# does escarole same as green leaf lettuce?



## HtVic (Apr 19, 2012)

I just went to the grocery store, pick up some collards, green leaf lettuce, (does escarole same as green leaf lettuce?)radicchio,dandelion for my lucky. I just figure it out there aren't much tort-food i can buy from the supermarket.

there are other kind of green leaf vege are not usually what tortoise owner feed.....so I just bought the common ones. Not too much options.


----------



## JoesMum (Apr 19, 2012)

Escarole is fine to feed in moderation I think.
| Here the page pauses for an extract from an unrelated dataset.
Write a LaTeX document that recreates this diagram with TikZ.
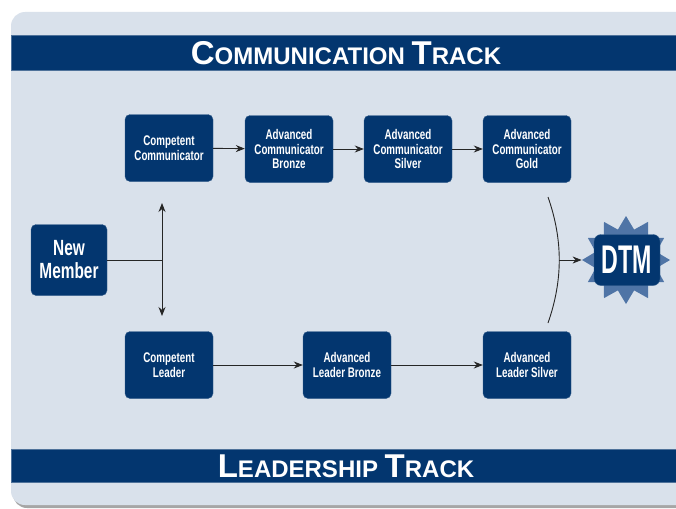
\documentclass[tikz,border=0pt]{standalone}
\usepackage{fontspec}
\setmainfont{Liberation Sans}[FakeStretch=0.7]
\newfontfamily\titlefont{Liberation Sans}
\newfontfamily\dtmfont{Liberation Sans}[FakeStretch=0.58]
\usepackage{tikz}
\usetikzlibrary{arrows.meta,shapes.geometric}

\definecolor{tmblue}{HTML}{03366F}
\definecolor{tmpanel}{HTML}{D9E1EB}
\definecolor{tmstar}{HTML}{4F74A6}

\begin{document}
\begin{tikzpicture}[x=1pt,y=-1pt]
            \tikzstyle{every node}+=[inner sep=0pt]
            \tikzstyle{stepbox}=[draw=tmblue!80!white, fill=tmblue, text=white, rounded corners=5pt,
                minimum width=88pt, minimum height=67pt, align=center,
                font=\bfseries\fontsize{14}{14.5}\selectfont]
            \tikzstyle{trackbar}=[fill=tmblue, draw=tmblue!70!white]
            \tikzstyle{link}=[draw=black!85, line width=0.9pt, -{Stealth[length=9pt,width=7pt]}]
            \useasboundingbox (0,0) rectangle (676,508);
            % panel and bars
            \fill [black!35, rounded corners=14pt] (13,15) rectangle (700,508);
            \fill [tmpanel, rounded corners=14pt] (11,12) rectangle (700,505);
            \draw [trackbar] (11,35) rectangle (676,70);
            \draw [trackbar] (11,449) rectangle (676,482);
            \node [text=white, font=\titlefont\bfseries\fontsize{24}{25}\selectfont] (ctitle) at (346,53)
                {{\fontsize{33}{34}\selectfont C}OMMUNICATION {\fontsize{33}{34}\selectfont T}RACK};
            \node [text=white, font=\titlefont\bfseries\fontsize{24}{25}\selectfont] (ltitle) at (346,466)
                {{\fontsize{33}{34}\selectfont L}EADERSHIP {\fontsize{33}{34}\selectfont T}RACK};
            % communication track
            \node [stepbox] (cc) at (169,148) {Competent\\Communicator};
            \node [stepbox] (acb) at (289,149) {Advanced\\Communicator\\Bronze};
            \node [stepbox] (acs) at (408,149) {Advanced\\Communicator\\Silver};
            \node [stepbox] (acg) at (527,149) {Advanced\\Communicator\\Gold};
            % leadership track
            \node [stepbox] (cl) at (169,365) {Competent\\Leader};
            \node [stepbox] (alb) at (347,365) {Advanced\\Leader Bronze};
            \node [stepbox] (als) at (527,365) {Advanced\\Leader Silver};
            % new member
            \node [stepbox, minimum width=76pt, minimum height=71pt,
                font=\bfseries\fontsize{22}{23}\selectfont] (nm) at (69,260) {New\\Member};
            % dtm
            \node [star, star points=12, star point ratio=1.4, minimum size=88pt, fill=tmstar] (dstar) at (626,260) {};
            \node [stepbox, minimum width=66pt, minimum height=51pt, rounded corners=7pt,
                font=\dtmfont\bfseries\fontsize{40}{40}\selectfont] (dtm) at (627,260) {DTM};
            % connectors
            \coordinate (split) at (162,260);
            \coordinate (up) at (162,203);
            \coordinate (down) at (162,316);
            \coordinate (jtop) at (548,197);
            \coordinate (jbot) at (548,323);
            \coordinate (join) at (559,260);
            \draw [draw=black!85, line width=0.9pt] (nm.east) -- (split);
            \draw [link] (split) -- (up);
            \draw [link] (split) -- (down);
            \draw [link] (cc) -- (acb);
            \draw [link] (acb) -- (acs);
            \draw [link] (acs) -- (acg);
            \draw [link] (cl) -- (alb);
            \draw [link] (alb) -- (als);
            \draw [draw=black!85, line width=0.9pt] (jtop) .. controls (563,240) and (563,280) .. (jbot);
            \draw [link] (join) -- (dstar.west);
\end{tikzpicture}
\end{document}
You can look foods up in The Tortoise Table Plant Database to find out what is good to feed


----------



## HtVic (Apr 19, 2012)

ya I know this website, there aren't anything on this website you can find from grocery store
beside, this website not mention too much about vegetable, only flowers and weeds


----------



## JoesMum (Apr 19, 2012)

HtVic said:


> ya I know this website, there aren't anything on this website you can find from grocery store
> beside, this website not mention too much about vegetable, only flowers and weeds



You might have to do a bit of google first. Escarole is known as endive in other countries and that is on there. There are plenty of salads on there.

Actually, what you call Escarole is probably nearer our Frisee lettuce... It's still feed in moderation. The plants are in the same family


----------



## HtVic (Apr 19, 2012)

so what kind of vege I can feed most often?


----------



## Madkins007 (Apr 19, 2012)

Escarole and endive are OK- good calcium/phosphorous ratios, but not a whole lot of actual calcium in it. 

The greens that I feed most often is some form of salad mix, usually 'spring mix', with a dash of supplemental fiber and calcium in the entire package.


----------